A Siberian policeman who raped and killed women after offering them late-night rides was found guilty of dozens more murders on Monday, making him Russia's worst serial killer of recent times.
A court in the city of Irkutsk found Mikhail Popkov guilty of 56 murders between 1992 and 2007, sentencing him to a second life term. He was already in prison after being convicted of killing 22 women in 2015.
Popkov offered rides, sometimes in his police car, while off-duty around his city of Angarsk near Irkutsk, 4,200 kilometres east of Moscow.
His murderous spree initially went unnoticed during a period of rampant mafia killings in the crime-ridden city.
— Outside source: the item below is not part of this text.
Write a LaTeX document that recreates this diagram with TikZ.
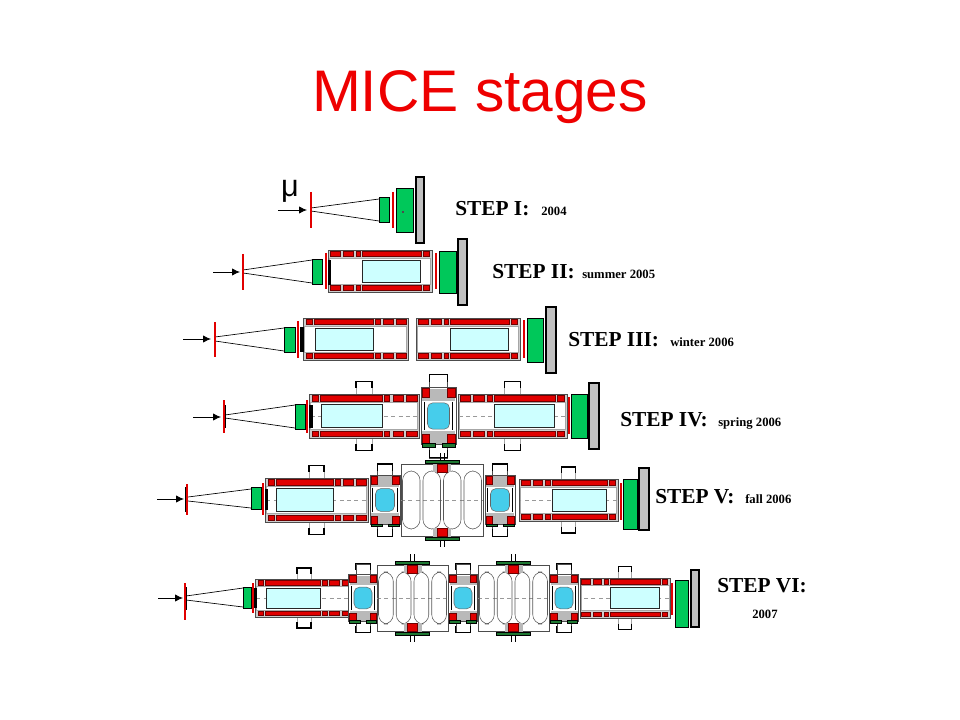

He killed his victims using weapons including a hammer and an axe, then dumped their bodies in the woods, at the side of the road and in a cemetery.
He was also found guilty of raping 11 of the women.
Popkov described himself as a "cleaner" who was purging his home city of prostitutes but his victims included shop assistants and a school teacher.
All but one were women between the ages of 16 and 40. His sole male victim was a policeman he gave a ride to late at night and killed in a forest.
The grey-haired 54-year-old appeared in court in prison uniform, his head bowed. He will be sent to a prison that is exclusively for convicts serving life terms, nicknamed the "Black Dolphin".
As part of his sentence -- a rare case in Russia of a convicted murderer being given a second life sentence -- Popkov was also deprived of his police pension.
He intends to appeal, regional prosecutor Alexander Shkinev told Russian news agencies.
Prosecutors described Popkov as having "a pathological attraction to killing people" and "homicidal mania with sadistic elements," but he was ruled sane enough to stand trial.
"He got pleasure from this. He saw it as his purpose in life," criminologist Yury Antonyan, who gave expert evidence in the trial, told tabloid newspaper Komsomolskaya Pravda.
Investigators had suspected a policeman because of the way the killer carefully covered his tracks.
The murders took place while he was a serving police officer and after he left the force in 1998.
Popkov was caught in 2012 after investigators re-examined the case and carried out DNA testing of residents, focusing on those who drove a make of car that matched tracks found at crime scenes.
In a 2017 interview with Russia's Meduza website, Popkov said he targeted women who were drunk or living in a way he saw as immoral, adding that "any society condemns the behaviour of a debauched woman".
While in jail, he confessed to 59 further murders but was convicted only of 56 on Monday because investigators could not prove three of the crimes took place, Interfax news agency reported, citing the court's press service.
Investigators said they uncovered the remains of some of the bodies based on Popkov's account, as well as murder weapons including axes, screwdrivers and knives.
Several women survived attacks with serious injuries and managed to give evidence.
Survivor Yevgenia Protasova told Komsomolskaya Pravda that Popkov gave her a ride in his car in 1999 when she was 18.
"He showed me his police badge. I believed him and got in the car," she said.
He hit her on the head then took her to a forest where he choked her and left her for dead, but she was found by a rambler. She contacted police after seeing Popkov's photograph on his arrest in 2012.
"It's a shame there's no death penalty," she said.
The number of killings for which he has been convicted exceeds the totals of several notorious murderers in Russia and the ex-Soviet Union.
"Chessboard Killer" Alexander Pichushkin was jailed for life in 2007 for 48 murders, mostly of elderly men he met in a Moscow park. He aimed to kill one person for each of the 64 squares on the chessboard.
Andrei Chikatilo was convicted of 52 Soviet-era murders that were sexually motivated. He was executed in 1994, before Russia imposed a moratorium on the death penalty.
Popkov reportedly boasted to cellmates that he had committed more murders than Chikatilo.